As it was written in 1802, the state’s gaming law bans all card or dice games. Originally, the local court had found the five individuals guilty of illegal gambling in a private residence. However, at the higher court level Circuit Judge R. Markley Dennis, Jr. wrote that poker was clearly a game of skill, not of chance, and therefore did not constitute gaming, or gambling, under South Carolina law. In overturning the local court’s ruling, he added that the current law is too vague and overbroad.
The case was brought before the Supreme Court Tuesday by the state’s Assistant Attorney General, Sonny Jones, to argue that the initial convictions of the individuals for illegal gambling were correct. Jones openly agreed that casual home games do not violate the state law, but told the court that the real legal issue was that the five Mount Pleasant men had advertised the game over the internet and a cut of the prize pool was taken by the host, making the location a “house of gaming” and therefore illegal.
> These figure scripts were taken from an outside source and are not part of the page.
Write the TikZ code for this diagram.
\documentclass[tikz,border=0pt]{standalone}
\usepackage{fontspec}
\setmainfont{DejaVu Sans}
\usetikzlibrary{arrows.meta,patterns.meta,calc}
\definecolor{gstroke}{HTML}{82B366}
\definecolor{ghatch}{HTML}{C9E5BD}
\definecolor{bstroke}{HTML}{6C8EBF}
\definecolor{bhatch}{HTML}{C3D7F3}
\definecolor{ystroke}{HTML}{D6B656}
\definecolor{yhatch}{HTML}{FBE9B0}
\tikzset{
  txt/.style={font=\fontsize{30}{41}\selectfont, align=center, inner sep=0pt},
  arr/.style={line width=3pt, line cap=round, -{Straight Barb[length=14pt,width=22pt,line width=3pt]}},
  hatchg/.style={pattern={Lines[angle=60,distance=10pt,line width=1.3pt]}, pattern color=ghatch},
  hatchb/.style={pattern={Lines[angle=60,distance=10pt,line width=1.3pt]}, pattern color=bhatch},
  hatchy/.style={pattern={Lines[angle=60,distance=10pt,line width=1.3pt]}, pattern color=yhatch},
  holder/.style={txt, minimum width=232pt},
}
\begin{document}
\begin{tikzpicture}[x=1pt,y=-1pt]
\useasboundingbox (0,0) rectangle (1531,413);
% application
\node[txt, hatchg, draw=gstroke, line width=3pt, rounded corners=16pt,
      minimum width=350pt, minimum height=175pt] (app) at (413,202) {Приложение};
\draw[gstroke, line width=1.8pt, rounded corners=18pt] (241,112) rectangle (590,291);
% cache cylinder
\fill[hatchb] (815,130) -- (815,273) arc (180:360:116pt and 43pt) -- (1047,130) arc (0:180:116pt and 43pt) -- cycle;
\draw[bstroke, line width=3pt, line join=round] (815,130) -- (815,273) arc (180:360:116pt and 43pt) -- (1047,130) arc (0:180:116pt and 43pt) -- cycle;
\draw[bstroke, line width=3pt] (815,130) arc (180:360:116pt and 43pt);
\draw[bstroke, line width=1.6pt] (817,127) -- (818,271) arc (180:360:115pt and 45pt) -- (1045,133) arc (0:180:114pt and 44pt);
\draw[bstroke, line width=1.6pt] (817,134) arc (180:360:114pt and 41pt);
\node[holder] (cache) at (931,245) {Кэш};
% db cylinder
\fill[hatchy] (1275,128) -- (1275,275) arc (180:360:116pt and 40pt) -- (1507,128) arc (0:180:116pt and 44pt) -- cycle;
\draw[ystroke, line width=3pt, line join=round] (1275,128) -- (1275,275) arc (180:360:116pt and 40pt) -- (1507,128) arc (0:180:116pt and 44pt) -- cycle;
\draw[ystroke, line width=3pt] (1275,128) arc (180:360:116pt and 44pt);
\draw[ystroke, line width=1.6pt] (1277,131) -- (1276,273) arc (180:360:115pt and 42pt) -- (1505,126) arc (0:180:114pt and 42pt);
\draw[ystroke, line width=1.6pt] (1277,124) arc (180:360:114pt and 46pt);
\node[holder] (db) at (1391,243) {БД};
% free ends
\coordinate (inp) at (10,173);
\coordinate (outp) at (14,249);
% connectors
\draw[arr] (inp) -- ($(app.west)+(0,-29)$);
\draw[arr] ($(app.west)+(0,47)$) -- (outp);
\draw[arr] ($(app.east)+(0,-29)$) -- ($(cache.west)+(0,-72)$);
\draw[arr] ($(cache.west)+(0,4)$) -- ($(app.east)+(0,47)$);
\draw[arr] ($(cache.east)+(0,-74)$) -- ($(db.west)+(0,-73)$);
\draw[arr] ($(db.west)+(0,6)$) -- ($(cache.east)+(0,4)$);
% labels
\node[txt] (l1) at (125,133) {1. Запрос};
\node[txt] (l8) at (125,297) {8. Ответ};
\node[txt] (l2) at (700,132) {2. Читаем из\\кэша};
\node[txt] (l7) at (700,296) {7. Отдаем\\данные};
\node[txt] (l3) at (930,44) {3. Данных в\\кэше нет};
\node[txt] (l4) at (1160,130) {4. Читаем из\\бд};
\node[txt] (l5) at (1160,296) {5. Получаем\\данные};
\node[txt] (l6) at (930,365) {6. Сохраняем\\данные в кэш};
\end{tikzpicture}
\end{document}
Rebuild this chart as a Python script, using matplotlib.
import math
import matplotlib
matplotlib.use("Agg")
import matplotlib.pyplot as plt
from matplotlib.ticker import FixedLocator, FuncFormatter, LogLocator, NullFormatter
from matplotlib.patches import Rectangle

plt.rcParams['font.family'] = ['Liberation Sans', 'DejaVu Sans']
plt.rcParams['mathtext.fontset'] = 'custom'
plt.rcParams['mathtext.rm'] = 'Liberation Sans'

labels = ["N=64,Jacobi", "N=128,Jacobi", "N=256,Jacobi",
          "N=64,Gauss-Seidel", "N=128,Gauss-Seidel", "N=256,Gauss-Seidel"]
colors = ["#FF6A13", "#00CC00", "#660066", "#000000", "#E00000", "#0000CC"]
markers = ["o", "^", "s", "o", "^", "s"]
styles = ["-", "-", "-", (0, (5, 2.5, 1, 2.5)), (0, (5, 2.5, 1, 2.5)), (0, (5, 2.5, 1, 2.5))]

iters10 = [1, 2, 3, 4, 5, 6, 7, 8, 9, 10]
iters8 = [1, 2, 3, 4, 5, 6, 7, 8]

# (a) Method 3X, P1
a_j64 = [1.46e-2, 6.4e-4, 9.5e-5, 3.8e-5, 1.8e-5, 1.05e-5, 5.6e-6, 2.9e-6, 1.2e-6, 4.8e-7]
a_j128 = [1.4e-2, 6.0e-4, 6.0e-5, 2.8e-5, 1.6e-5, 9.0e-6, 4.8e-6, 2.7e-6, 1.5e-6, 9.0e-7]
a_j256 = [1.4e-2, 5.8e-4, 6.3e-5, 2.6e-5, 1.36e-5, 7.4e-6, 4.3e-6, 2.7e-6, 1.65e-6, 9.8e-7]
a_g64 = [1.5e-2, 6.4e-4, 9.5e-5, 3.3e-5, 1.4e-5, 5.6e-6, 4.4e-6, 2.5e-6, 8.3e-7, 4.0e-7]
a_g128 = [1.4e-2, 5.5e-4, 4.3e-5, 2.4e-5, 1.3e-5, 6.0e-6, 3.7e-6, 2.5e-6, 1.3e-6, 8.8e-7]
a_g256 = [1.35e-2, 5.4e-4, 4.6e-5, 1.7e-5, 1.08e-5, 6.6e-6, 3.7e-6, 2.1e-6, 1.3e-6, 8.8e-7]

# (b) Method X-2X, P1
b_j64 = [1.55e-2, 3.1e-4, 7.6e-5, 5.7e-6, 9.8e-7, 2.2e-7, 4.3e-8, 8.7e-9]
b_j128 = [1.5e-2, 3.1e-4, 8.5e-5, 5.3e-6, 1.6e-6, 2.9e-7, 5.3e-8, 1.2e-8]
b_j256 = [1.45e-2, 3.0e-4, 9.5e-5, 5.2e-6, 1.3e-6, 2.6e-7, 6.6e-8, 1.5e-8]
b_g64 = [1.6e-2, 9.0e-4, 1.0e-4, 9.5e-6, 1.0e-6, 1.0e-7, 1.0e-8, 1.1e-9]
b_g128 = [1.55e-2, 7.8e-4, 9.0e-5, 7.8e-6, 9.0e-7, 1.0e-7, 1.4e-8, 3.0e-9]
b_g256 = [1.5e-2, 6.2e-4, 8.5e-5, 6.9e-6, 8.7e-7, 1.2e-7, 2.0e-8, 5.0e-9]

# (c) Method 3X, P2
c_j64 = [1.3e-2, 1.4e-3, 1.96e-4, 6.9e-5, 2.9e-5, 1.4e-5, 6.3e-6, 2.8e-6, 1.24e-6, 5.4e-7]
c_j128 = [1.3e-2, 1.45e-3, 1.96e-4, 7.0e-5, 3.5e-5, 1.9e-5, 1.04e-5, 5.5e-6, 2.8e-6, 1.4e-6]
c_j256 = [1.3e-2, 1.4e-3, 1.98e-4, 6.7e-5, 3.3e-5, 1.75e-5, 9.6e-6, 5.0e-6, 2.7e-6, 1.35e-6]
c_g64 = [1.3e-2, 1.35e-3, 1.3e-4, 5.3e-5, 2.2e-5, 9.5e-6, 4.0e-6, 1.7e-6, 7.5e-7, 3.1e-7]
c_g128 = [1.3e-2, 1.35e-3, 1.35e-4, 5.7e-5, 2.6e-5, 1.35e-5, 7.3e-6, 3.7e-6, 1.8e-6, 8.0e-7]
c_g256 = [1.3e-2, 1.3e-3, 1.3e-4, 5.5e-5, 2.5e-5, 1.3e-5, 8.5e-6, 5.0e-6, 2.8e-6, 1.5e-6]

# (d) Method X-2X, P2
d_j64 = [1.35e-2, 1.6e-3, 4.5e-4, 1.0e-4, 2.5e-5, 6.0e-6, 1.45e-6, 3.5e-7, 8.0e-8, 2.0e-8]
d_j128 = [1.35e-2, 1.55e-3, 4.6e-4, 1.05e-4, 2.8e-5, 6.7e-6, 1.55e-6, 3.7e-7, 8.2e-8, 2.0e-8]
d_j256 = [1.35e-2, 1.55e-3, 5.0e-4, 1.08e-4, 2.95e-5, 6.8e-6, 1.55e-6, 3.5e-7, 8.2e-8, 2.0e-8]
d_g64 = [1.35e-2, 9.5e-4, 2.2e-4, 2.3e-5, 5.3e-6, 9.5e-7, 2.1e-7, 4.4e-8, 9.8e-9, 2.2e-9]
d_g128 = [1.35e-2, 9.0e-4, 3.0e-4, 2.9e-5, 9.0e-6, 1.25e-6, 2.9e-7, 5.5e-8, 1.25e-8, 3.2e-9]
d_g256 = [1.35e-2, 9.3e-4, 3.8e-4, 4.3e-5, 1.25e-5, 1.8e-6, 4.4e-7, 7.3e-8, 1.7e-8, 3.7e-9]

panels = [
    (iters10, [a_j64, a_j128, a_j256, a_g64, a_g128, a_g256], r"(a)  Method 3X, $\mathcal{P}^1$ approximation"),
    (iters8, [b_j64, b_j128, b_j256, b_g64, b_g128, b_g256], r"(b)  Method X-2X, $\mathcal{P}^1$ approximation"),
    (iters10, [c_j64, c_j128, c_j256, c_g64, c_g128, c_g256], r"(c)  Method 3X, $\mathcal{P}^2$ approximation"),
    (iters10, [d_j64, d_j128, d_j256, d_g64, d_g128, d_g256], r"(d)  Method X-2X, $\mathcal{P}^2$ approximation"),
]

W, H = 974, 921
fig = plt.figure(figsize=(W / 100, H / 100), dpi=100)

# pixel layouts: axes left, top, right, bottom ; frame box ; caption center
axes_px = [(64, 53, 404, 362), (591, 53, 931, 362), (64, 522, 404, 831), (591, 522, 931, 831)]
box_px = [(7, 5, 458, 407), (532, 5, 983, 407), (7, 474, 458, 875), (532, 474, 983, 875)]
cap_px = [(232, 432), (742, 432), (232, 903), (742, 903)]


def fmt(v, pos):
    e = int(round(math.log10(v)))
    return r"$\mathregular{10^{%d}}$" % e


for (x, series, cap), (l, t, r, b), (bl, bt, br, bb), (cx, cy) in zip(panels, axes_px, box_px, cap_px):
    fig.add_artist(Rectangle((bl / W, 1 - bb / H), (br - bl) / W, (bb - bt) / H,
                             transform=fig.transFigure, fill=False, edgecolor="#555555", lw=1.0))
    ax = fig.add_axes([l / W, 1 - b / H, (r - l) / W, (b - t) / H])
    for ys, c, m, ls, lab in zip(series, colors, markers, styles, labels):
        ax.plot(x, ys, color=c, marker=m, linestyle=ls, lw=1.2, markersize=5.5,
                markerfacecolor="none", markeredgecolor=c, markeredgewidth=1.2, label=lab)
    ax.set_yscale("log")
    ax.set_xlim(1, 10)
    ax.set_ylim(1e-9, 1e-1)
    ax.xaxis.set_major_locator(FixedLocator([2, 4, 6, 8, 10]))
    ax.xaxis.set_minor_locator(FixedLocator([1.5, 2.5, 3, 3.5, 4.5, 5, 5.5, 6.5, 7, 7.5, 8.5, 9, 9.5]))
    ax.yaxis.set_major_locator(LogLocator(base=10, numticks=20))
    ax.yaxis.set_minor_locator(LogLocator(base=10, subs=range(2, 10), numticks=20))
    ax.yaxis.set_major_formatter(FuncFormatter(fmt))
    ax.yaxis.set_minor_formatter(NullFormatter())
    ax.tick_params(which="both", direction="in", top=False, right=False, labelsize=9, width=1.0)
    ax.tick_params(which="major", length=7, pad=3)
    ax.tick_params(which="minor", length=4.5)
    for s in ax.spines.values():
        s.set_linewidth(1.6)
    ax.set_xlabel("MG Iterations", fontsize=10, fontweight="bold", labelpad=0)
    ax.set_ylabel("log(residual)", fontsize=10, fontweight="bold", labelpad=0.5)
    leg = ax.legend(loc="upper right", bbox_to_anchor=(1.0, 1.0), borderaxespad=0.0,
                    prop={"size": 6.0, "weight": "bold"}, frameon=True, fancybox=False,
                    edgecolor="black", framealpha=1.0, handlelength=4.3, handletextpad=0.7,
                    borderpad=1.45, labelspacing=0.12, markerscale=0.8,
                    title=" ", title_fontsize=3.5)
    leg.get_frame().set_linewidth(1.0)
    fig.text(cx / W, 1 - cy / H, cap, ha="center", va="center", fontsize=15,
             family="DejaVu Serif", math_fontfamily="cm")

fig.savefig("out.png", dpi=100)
Representing the home game players, Billy Wilkins argued that the home where the game was played was simply a typical residence, not a gambling facility, and that money was collected at the door to cover food costs. Wilkins, along with the Poker Players Alliance, restated the relevance of poker being a game of skill and not “gaming” at all, thereby not covered by the state’s gaming laws.
After hearing both sides, the justices will take a few months before issuing their decision.